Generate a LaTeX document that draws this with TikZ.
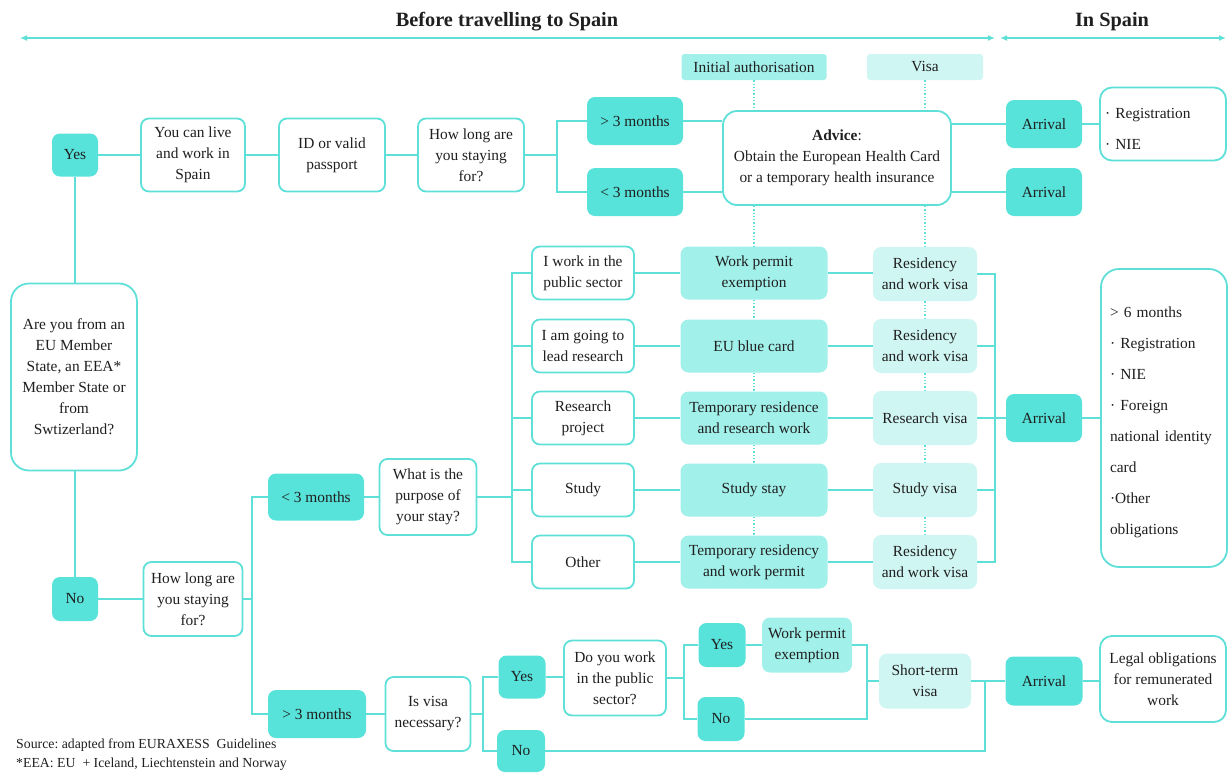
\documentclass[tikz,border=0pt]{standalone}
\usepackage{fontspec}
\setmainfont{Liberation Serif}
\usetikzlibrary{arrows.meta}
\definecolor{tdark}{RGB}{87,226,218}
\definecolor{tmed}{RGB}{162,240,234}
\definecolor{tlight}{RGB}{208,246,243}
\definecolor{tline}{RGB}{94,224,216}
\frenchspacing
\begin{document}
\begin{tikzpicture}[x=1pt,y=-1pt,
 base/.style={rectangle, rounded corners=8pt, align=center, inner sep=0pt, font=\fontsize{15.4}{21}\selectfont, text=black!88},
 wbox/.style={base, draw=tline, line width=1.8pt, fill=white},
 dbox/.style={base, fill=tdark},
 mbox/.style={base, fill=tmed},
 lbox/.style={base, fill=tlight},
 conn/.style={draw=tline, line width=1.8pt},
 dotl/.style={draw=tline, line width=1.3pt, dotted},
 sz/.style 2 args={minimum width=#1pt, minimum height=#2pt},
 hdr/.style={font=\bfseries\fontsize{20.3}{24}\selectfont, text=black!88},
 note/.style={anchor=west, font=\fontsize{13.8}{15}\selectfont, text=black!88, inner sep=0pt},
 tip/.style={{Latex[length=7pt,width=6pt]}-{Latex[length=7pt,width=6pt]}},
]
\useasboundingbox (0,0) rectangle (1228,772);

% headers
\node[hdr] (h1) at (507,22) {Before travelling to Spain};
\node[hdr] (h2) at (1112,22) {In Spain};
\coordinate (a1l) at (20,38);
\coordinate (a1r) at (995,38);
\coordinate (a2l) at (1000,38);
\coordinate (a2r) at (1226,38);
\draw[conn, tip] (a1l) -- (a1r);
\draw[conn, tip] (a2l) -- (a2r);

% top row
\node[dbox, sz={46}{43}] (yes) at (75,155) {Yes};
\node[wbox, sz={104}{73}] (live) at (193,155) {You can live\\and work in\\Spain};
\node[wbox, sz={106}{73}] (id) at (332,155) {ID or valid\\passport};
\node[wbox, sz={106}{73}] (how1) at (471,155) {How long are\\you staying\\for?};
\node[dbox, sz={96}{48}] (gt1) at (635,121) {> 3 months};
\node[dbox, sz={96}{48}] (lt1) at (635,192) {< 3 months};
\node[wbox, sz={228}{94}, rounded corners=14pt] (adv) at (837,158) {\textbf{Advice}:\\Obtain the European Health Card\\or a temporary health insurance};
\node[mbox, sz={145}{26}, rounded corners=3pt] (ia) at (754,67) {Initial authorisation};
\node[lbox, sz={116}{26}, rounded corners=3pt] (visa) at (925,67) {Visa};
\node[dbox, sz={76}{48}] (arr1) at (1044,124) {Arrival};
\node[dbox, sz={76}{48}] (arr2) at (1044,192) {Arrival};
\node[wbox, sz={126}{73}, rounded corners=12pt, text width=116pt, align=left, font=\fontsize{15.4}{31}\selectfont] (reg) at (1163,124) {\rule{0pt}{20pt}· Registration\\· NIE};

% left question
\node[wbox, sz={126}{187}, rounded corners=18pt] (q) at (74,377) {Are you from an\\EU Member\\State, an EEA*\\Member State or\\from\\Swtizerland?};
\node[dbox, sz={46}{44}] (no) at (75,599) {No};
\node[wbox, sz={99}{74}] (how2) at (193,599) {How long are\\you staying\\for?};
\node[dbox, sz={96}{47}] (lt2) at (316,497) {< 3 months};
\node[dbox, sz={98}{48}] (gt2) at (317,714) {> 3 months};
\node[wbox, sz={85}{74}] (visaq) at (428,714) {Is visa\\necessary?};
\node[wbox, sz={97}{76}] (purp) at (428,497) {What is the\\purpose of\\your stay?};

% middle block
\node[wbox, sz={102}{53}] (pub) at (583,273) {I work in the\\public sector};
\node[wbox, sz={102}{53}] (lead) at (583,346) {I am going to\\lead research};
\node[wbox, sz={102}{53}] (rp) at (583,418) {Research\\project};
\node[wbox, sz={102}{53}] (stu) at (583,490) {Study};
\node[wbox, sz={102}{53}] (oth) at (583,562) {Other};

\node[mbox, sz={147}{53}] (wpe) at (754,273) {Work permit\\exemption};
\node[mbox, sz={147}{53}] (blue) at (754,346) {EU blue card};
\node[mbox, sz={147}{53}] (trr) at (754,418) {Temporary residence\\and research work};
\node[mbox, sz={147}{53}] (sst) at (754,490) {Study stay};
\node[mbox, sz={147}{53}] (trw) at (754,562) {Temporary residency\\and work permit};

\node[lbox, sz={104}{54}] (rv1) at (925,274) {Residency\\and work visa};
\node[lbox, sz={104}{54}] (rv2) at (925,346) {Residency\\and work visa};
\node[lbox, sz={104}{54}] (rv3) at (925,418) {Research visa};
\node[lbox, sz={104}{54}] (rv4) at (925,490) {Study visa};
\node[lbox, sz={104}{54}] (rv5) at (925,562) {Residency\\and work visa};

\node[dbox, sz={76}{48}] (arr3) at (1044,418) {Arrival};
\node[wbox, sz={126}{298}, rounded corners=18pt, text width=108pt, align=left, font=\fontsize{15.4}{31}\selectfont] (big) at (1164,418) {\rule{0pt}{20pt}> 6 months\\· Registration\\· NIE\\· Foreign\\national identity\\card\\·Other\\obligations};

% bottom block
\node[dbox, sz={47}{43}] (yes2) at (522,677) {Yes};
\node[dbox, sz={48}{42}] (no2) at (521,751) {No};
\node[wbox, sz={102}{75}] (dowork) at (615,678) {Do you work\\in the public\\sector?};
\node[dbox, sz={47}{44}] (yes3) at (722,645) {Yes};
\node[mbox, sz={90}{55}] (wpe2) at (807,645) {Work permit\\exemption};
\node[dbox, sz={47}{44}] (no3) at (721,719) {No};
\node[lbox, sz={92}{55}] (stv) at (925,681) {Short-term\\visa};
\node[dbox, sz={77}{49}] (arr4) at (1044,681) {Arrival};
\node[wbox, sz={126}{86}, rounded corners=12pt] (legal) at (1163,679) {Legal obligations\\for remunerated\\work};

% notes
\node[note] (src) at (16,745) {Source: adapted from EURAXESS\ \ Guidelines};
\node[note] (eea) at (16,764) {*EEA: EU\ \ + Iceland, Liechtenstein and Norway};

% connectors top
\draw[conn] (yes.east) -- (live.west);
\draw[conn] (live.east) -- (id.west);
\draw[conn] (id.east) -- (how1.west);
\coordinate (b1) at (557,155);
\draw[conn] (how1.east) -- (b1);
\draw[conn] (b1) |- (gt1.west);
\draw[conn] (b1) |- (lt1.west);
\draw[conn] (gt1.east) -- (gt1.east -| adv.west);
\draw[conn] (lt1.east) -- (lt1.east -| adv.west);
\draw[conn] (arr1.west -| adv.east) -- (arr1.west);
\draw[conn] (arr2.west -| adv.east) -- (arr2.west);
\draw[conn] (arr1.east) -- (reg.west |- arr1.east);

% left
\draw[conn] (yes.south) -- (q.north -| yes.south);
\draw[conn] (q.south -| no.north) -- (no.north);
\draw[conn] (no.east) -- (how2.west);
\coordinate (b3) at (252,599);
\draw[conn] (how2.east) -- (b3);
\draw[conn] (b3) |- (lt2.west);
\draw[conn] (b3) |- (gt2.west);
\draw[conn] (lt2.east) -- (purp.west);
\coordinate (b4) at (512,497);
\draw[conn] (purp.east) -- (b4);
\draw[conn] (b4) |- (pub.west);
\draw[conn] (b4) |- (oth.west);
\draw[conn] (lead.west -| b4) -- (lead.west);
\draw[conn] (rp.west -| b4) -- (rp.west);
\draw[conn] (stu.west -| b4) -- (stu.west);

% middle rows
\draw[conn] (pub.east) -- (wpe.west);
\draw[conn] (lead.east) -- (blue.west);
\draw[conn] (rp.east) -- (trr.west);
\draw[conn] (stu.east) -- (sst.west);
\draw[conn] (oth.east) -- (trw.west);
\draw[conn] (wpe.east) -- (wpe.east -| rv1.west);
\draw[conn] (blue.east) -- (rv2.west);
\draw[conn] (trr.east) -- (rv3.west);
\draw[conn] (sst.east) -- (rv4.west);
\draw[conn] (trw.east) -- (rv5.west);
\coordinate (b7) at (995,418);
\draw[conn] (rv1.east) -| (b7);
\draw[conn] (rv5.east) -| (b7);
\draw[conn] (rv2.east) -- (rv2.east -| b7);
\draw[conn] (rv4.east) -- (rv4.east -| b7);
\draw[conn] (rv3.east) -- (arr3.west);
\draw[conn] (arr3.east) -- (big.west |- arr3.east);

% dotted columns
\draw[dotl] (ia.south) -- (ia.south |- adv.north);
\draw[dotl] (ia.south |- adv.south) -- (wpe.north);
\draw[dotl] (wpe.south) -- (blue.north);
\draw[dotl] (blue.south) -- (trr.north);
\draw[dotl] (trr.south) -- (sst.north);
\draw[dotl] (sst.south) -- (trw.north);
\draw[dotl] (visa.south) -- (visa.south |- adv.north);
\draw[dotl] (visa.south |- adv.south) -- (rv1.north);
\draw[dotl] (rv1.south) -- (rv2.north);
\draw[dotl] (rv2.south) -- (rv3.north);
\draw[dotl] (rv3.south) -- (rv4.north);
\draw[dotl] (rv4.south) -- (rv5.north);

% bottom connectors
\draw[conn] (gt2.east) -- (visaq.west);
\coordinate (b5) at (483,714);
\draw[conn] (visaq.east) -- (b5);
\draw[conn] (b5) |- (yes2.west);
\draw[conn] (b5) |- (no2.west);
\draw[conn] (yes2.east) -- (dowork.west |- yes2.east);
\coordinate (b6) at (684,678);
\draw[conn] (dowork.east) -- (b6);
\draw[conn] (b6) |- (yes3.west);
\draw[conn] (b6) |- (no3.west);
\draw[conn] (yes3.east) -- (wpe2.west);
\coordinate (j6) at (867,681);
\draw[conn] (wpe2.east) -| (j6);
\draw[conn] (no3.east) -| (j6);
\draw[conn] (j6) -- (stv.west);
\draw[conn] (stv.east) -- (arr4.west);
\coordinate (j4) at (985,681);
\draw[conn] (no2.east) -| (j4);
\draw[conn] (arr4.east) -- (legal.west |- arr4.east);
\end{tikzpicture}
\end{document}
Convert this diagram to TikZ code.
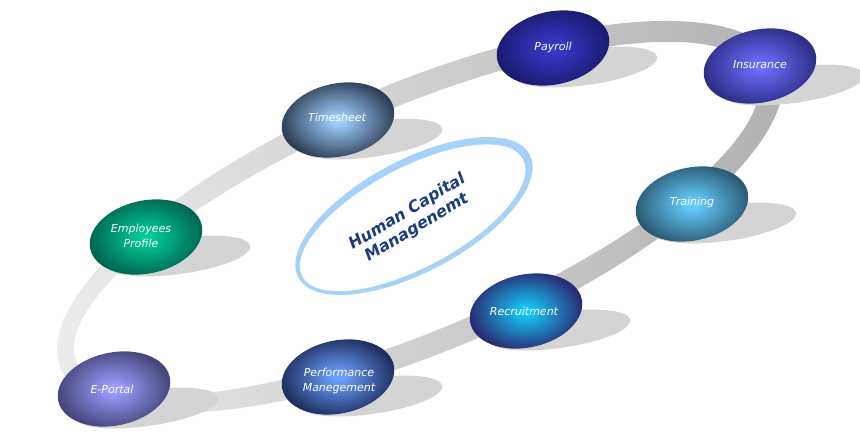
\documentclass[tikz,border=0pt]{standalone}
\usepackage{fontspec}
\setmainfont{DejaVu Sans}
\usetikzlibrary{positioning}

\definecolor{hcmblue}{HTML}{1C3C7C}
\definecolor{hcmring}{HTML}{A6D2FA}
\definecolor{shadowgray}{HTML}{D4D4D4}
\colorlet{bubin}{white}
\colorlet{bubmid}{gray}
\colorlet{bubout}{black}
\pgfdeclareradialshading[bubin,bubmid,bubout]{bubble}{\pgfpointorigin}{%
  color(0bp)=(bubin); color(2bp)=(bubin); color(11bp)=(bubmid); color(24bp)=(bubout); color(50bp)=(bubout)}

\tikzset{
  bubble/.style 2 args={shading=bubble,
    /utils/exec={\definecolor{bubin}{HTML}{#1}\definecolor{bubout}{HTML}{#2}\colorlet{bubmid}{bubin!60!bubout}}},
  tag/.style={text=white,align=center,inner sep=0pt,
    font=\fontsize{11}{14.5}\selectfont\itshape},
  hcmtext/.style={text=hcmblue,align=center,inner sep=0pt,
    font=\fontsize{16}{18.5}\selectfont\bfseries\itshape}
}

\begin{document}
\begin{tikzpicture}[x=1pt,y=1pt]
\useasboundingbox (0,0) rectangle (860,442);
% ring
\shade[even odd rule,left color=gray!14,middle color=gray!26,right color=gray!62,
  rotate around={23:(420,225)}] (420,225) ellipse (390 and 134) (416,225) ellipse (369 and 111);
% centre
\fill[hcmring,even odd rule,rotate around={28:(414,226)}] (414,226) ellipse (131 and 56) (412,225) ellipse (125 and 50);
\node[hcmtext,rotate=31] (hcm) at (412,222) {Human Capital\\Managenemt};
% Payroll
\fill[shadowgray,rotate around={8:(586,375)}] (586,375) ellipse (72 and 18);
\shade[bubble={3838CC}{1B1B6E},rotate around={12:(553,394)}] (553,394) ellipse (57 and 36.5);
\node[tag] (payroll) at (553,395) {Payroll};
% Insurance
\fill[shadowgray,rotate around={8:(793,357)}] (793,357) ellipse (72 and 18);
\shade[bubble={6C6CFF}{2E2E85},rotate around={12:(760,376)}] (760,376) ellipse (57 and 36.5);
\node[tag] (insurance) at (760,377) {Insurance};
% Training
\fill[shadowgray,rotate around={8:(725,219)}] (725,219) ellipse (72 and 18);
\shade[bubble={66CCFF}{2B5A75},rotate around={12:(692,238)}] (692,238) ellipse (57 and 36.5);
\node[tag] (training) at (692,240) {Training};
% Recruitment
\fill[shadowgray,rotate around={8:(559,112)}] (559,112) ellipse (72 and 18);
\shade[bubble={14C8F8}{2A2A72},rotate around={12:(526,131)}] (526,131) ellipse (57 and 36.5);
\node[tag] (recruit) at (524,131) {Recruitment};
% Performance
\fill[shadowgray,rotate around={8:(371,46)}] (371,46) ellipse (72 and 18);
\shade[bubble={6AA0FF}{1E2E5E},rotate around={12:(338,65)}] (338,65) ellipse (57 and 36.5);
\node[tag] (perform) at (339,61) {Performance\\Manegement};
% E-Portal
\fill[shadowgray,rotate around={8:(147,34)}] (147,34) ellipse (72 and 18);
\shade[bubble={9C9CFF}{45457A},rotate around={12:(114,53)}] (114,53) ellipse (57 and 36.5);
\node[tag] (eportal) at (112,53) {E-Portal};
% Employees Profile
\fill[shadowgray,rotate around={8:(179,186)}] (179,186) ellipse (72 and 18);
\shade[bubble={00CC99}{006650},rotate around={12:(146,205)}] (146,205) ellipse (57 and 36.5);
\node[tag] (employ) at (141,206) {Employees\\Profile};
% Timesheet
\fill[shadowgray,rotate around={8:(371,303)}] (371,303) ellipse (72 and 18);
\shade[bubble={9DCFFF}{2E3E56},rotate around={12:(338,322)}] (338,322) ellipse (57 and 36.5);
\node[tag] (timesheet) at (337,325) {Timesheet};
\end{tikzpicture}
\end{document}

→ What this task involves: From the material above, reproduce only what runs from the line holding "Convert this diagram to TikZ code." down to the line holding "color(0bp)=(bubin); color(2bp)=(bubin); color(11bp)=(bubmid);", both included, pictures excluded.

→ Finished answer:
Convert this diagram to TikZ code.
\documentclass[tikz,border=0pt]{standalone}
\usepackage{fontspec}
\setmainfont{DejaVu Sans}
\usetikzlibrary{positioning}

\definecolor{hcmblue}{HTML}{1C3C7C}
\definecolor{hcmring}{HTML}{A6D2FA}
\definecolor{shadowgray}{HTML}{D4D4D4}
\colorlet{bubin}{white}
\colorlet{bubmid}{gray}
\colorlet{bubout}{black}
\pgfdeclareradialshading[bubin,bubmid,bubout]{bubble}{\pgfpointorigin}{%
  color(0bp)=(bubin); color(2bp)=(bubin); color(11bp)=(bubmid); color(24bp)=(bubout); color(50bp)=(bubout)}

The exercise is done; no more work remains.